Three Flavors Of Growth
By James M. Borneman, Editor In Chief
ecently, Tom Stewart, editor of the Harvard Business Review, did a commentary on the
Nightly Business Report that presented real insight into the nature of growth — or better yet,
In short, Stewart broke growth into three categories: cyclical; structural; and self-created. Cyclical growth, according to Stewart, is derived from broad economic changes like an expanding economy and increases in consumer spending. Structural growth is based on business trends like consolidation, aging baby boomer consumers or the rise of e-commerce.
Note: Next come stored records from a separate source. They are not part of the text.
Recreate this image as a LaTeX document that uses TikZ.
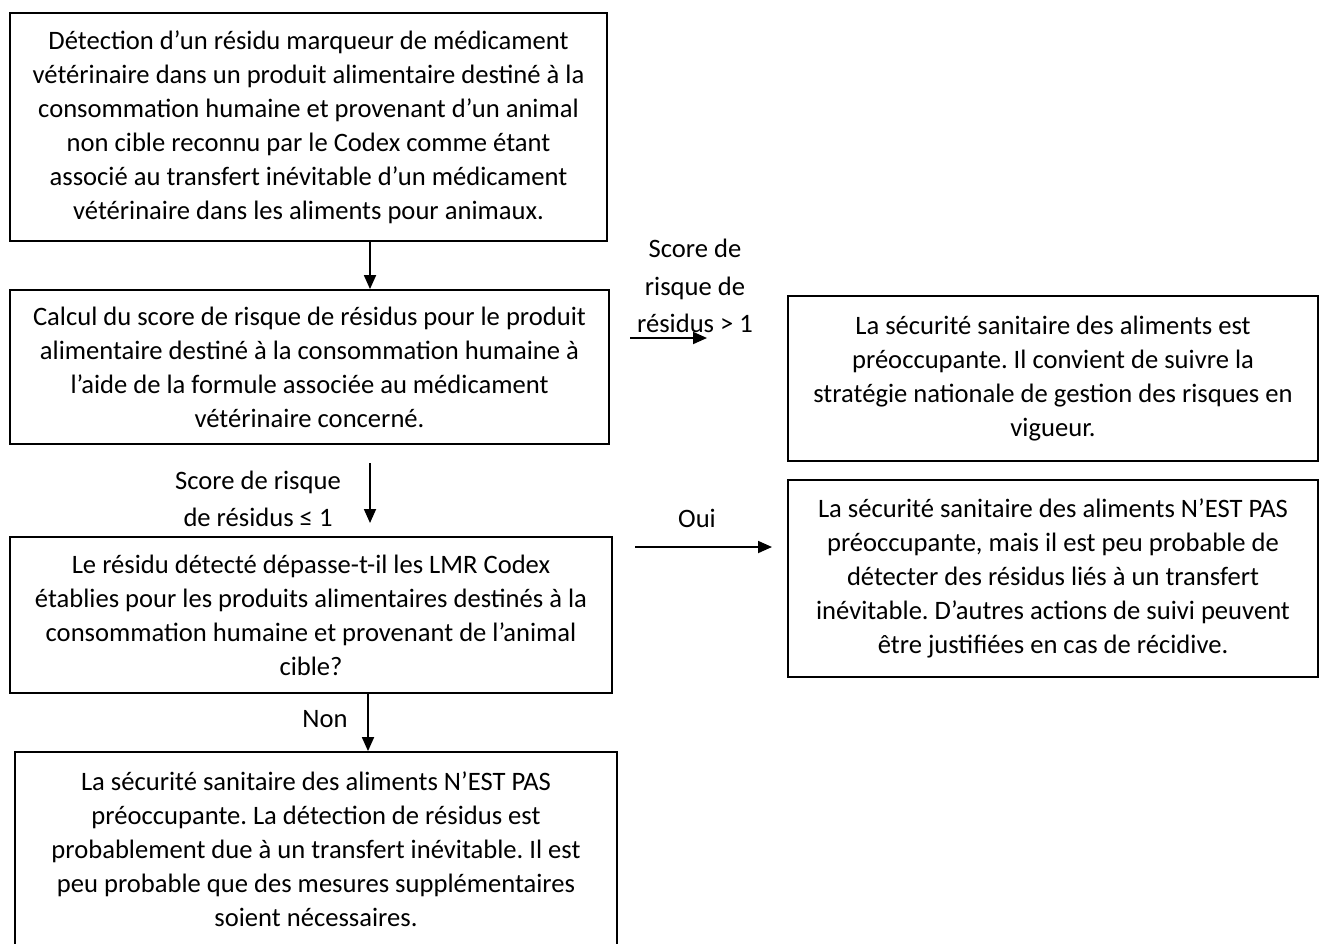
\documentclass[tikz,border=0pt]{standalone}
\usepackage{fontspec}
\setmainfont{Carlito}
\frenchspacing
\usetikzlibrary{arrows.meta}
\begin{document}
\begin{tikzpicture}[x=1pt,y=-1pt,
  box/.style={draw,line width=1.8pt,inner sep=0pt,align=center,font=\fontsize{26.6}{34}\selectfont},
  lbl/.style={inner sep=0pt,align=center,font=\fontsize{26.6}{37.5}\selectfont},
  arr/.style={line width=1.8pt,-{Triangle[length=14pt,width=12pt]}}]
\useasboundingbox (0,0) rectangle (1320,943);
\node[box,minimum width=597pt,minimum height=228pt] (b1) at (308.5,127) {Détection d’un résidu marqueur de médicament\\vétérinaire dans un produit alimentaire destiné à la\\consommation humaine et provenant d’un animal\\non cible reconnu par le Codex comme étant\\associé au transfert inévitable d’un médicament\\vétérinaire dans les aliments pour animaux.};
\node[box,minimum width=599pt,minimum height=154pt] (b2) at (309.5,367) {Calcul du score de risque de résidus pour le produit\\alimentaire destiné à la consommation humaine à\\l’aide de la formule associée au médicament\\vétérinaire concerné.};
\node[box,minimum width=530pt,minimum height=165pt] (b3) at (1053,378.5) {La sécurité sanitaire des aliments est\\préoccupante. Il convient de suivre la\\stratégie nationale de gestion des risques en\\vigueur.};
\node[box,minimum width=602pt,minimum height=156pt] (b4) at (311,615) {Le résidu détecté dépasse-t-il les LMR Codex\\établies pour les produits alimentaires destinés à la\\consommation humaine et provenant de l’animal\\cible?};
\node[box,minimum width=530pt,minimum height=197pt] (b5) at (1053,578.5) {La sécurité sanitaire des aliments N’EST PAS\\préoccupante, mais il est peu probable de\\détecter des résidus liés à un transfert\\inévitable. D’autres actions de suivi peuvent\\être justifiées en cas de récidive.};
\node[box,minimum width=602pt,minimum height=194pt] (b6) at (316,849) {La sécurité sanitaire des aliments N’EST PAS\\préoccupante. La détection de résidus est\\probablement due à un transfert inévitable. Il est\\peu probable que des mesures supplémentaires\\soient nécessaires.};
% labels
\node[lbl] (l1) at (695,286) {Score de\\risque de\\résidus > 1};
\node[lbl] (l2) at (258,499) {Score de risque\\de résidus ≤ 1};
\node[lbl] (l3) at (697,518) {Oui};
\node[lbl] (l4) at (325,719) {Non};
% connectors
\coordinate (a2s) at (370,463);
\coordinate (a2e) at (370,523);
\coordinate (a3s) at (630,338);
\coordinate (a3e) at (707,338);
\coordinate (a4s) at (635,547);
\coordinate (a4e) at (772,547);
\draw[arr] (b1.south -| 370,0) -- (b2.north -| 370,0);
\draw[arr] (a2s) -- (a2e);
\draw[arr] (a3s) -- (a3e);
\draw[arr] (a4s) -- (a4e);
\draw[arr] (b4.south -| 368,0) -- (b6.north -| 368,0);
\end{tikzpicture}
\end{document}
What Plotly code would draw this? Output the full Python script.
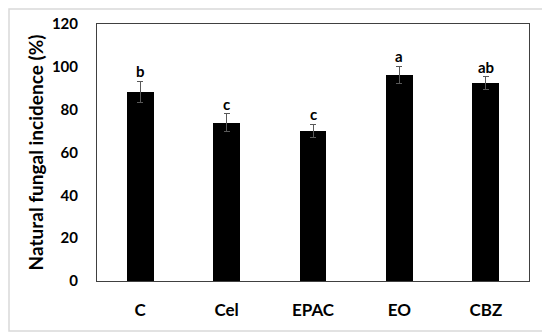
import plotly.graph_objects as go

categories = ["C", "Cel", "EPAC", "EO", "CBZ"]
values = [88.3, 73.9, 70.2, 96.3, 92.4]
errors = [5.0, 4.2, 3.0, 4.0, 3.0]
letters = ["b", "c", "c", "a", "ab"]
y_ticks = [0, 20, 40, 60, 80, 100, 120]

FONT = "Lato"
# page body has an 8px margin; figure is sized/offset to compensate
W, H = 542, 328
L, R, T, B = 89, 21, 16, 55
PW, PH = W - L - R, H - T - B

fig = go.Figure()
fig.add_trace(go.Bar(
    x=categories, y=values,
    marker=dict(color="black", line=dict(width=0)),
    width=0.31,
    error_y=dict(type="data", array=errors, visible=True,
                 color="#595959", thickness=1, width=3),
))

for c, v, e, l in zip(categories, values, errors, letters):
    fig.add_annotation(x=c, y=v + e, text="<b>%s</b>" % l, showarrow=False,
                       yanchor="bottom", yshift=-1,
                       font=dict(family=FONT, size=15, color="black"))

# outer frame
fig.add_shape(type="rect", xref="paper", yref="paper",
              x0=(1 - L) / PW, x1=(537 - L) / PW,
              y0=(H - B - 323) / PH, y1=(H - B - 1) / PH,
              line=dict(color="#d9d9d9", width=1.5), layer="below")

fig.update_layout(
    width=W, height=H,
    margin=dict(l=L, r=R, t=T, b=B, autoexpand=False),
    paper_bgcolor="white", plot_bgcolor="rgba(0,0,0,0)",
    showlegend=False,
    font=dict(family=FONT, color="black"),
    bargap=0,
)
fig.update_xaxes(
    automargin=False,
    showline=True, linecolor="#404040", linewidth=1, mirror=True,
    ticks="", tickfont=dict(family=FONT, size=17, color="black", weight="bold"),
    ticklabelstandoff=14,
)
fig.update_yaxes(
    automargin=False,
    range=[0, 120], tickvals=y_ticks,
    showline=True, linecolor="#404040", linewidth=1, mirror=True,
    showgrid=False, zeroline=False, ticks="",
    tickfont=dict(family=FONT, size=15, color="black", weight="bold"),
    ticklabelstandoff=15,
    title=dict(text="<b>Natural fungal incidence (%)</b>",
               font=dict(family=FONT, size=19, color="black"), standoff=3),
)

fig.write_html("out.html")
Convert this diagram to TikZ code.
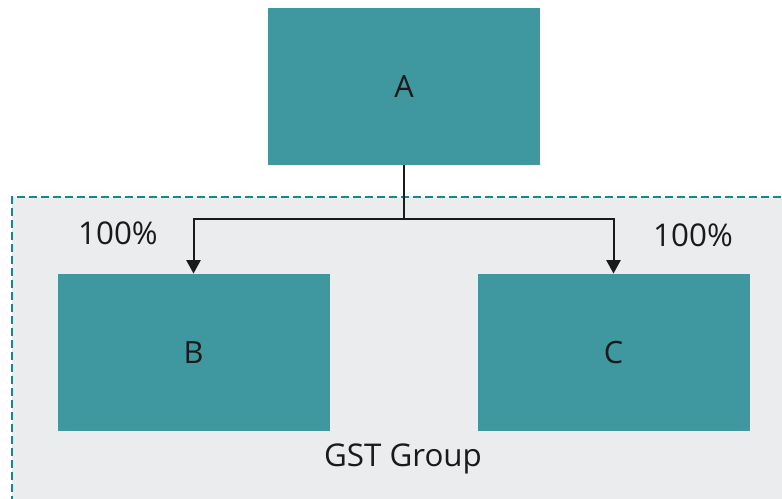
\documentclass[tikz,border=0pt]{standalone}
\usepackage{fontspec}
\setmainfont{Open Sans}
\usetikzlibrary{arrows.meta}
\definecolor{boxteal}{HTML}{3F97A0}
\definecolor{grpfill}{HTML}{EBECEE}
\definecolor{grpline}{HTML}{16878D}
\definecolor{ink}{HTML}{1A1A1A}
\begin{document}
\begin{tikzpicture}[x=0.75pt,y=-0.75pt,
  entity/.style={draw=none,fill=boxteal,minimum width=204pt,minimum height=118pt,
    inner sep=0pt,font=\fontsize{23}{27}\selectfont,text=ink},
  group/.style={draw=grpline,line width=1.5pt,dash pattern=on 6pt off 3pt,fill=grpfill,
    minimum width=600pt,minimum height=250pt,inner sep=0pt,anchor=north west},
  pct/.style={font=\fontsize{23.5}{28}\selectfont,text=ink},
  link/.style={draw=ink,line width=1.5pt},
  arrowlink/.style={link,-{Triangle[length=10pt,width=10.5pt]}}]
\useasboundingbox (0,0) rectangle (782,499);
\fill[white] (0,0) rectangle (782,499);
\begin{scope}
\clip (0,0) rectangle (782,499);
\node[group] (grp) at (11,196) {};
\end{scope}
\node[entity] (A) at (404,86.5) {A};
\node[entity] (B) at (193.5,352.5) {B};
\node[entity] (C) at (613.5,352.5) {C};
\coordinate (split) at (404,219);
\draw[link] (A.south) -- (split);
\draw[arrowlink] (split) -| (B.north);
\draw[arrowlink] (split) -| (C.north);
\node[pct] (pb) at (118,233) {100\%};
\node[pct] (pc) at (693,235) {100\%};
\node[pct] (glabel) at (403,459) {GST Group};
\end{tikzpicture}
\end{document}
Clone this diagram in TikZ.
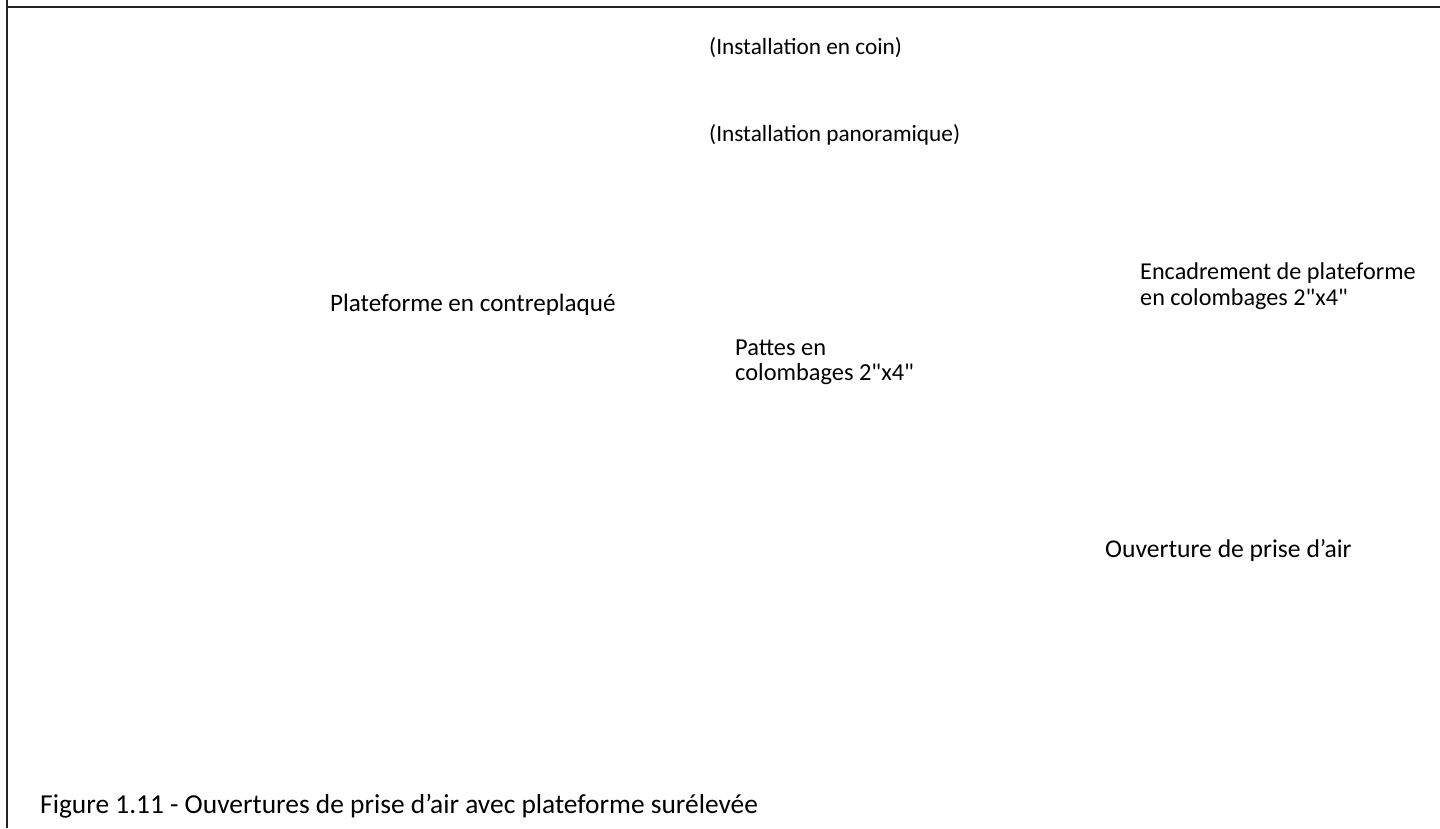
\documentclass[tikz,border=0pt]{standalone}
\usepackage{fontspec}
\setmainfont{Carlito}
\newfontfamily\plainq{Carlito}
\newcommand{\qd}{{\plainq"}}
\begin{document}
\begin{tikzpicture}[x=1pt,y=-1pt,
  lbl/.style={anchor=base west,inner sep=0pt,align=left},
  frame/.style={line width=2pt,draw={rgb,255:red,34;green,34;blue,34}}]
\useasboundingbox (0,0) rectangle (1440,828);
\coordinate (tl) at (7,7);
\coordinate (tr) at (1440,7);
\coordinate (ttop) at (7,0);
\coordinate (bl) at (7,828);
\draw[frame] (ttop) -- (bl);
\draw[frame] (tl) -- (tr);
\node[lbl,font=\fontsize{23.3}{26}\selectfont] (coin) at (709,54) {(Installation en coin)};
\node[lbl,font=\fontsize{23.3}{26}\selectfont] (pano) at (709,141) {(Installation panoramique)};
\node[lbl,font=\fontsize{24.2}{26}\selectfont] (enc) at (1140,305) {Encadrement de plateforme\\en colombages 2\qd x4\qd};
\node[lbl,font=\fontsize{25.1}{26}\selectfont] (plat) at (330,311) {Plateforme en contreplaqué};
\node[lbl,font=\fontsize{24.4}{25}\selectfont] (pattes) at (735,380) {Pattes en\\colombages 2\qd x4\qd};
\node[lbl,font=\fontsize{25.6}{26}\selectfont] (ouv) at (1105,557) {Ouverture de prise d’air};
\node[lbl,font=\fontsize{27.4}{30}\selectfont] (fig) at (40,813) {Figure 1.11 - Ouvertures de prise d’air avec plateforme surélevée};
\end{tikzpicture}
\end{document}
And self-created growth comes from the development of new products, new services or new markets.
Stewart’s analysis grows legs when he provides simple investment advice: “Cash in [on cyclical growth],” but he cautions not to invest heavily because when the down cycle eventually comes, investment lies fallow as a “white elephant.” In terms of structural growth, he says, “you’d better invest there, or you’ll find your business has moved out from under you.” And in terms of self-created growth, “best bet is to look for new business close to your core.”
It may seem funny to be talking about growth in the textile industry, but don’t kid yourself. The minute a business or industry takes the foot off the accelerator — when it stops the active search for relevance in the marketplace — that’s when the doors of growth slam shut.
In each segment of the industry, from apparel to technical textiles, surely business executives can identify the trends, albeit not all positive, in each form of growth outlined by Stewart. Some are so bound in losses due to elements of structural or cyclical change that it is difficult to pursue other forms of growth and really consider investment.
Globally, Textile World editors have witnessed an investment fervor reminiscent of the “bad” old days of US textiles. The recent ITM exhibition in Turkey, reviewed in this issue, was largely the type of show hosted in the United States in previous years, with its fair share of new technology, high exhibitor and attendee participation, and company investment — investment in high-end technology. Recent Italian Association of Textile Machinery Producers (ACIMIT) data shows Turkey’s purchase of Italian textile machinery was up 41 percent in 2003 to 412 million euros, while China’s was down 11 percent to 396 million euros.
While global textile investment appears to have shifted rapidly in recent years, Stewart’s growth analysis is an interesting way to look at investment in difficult times. In the end, Stewart cautions: “Don’t take credit for growth that’s cyclical or structural. If you don’t fool yourself, you’ll be ahead of the game.”
With so many cyclical and structural issues tormenting the textile industry, one wonders whether if you don’t concentrate on self-created growth, there’s a chance you won’t even be in the game. US textiles can play a dominant role in innovative, branded products — harnessing growth with modern business practices is key to that end.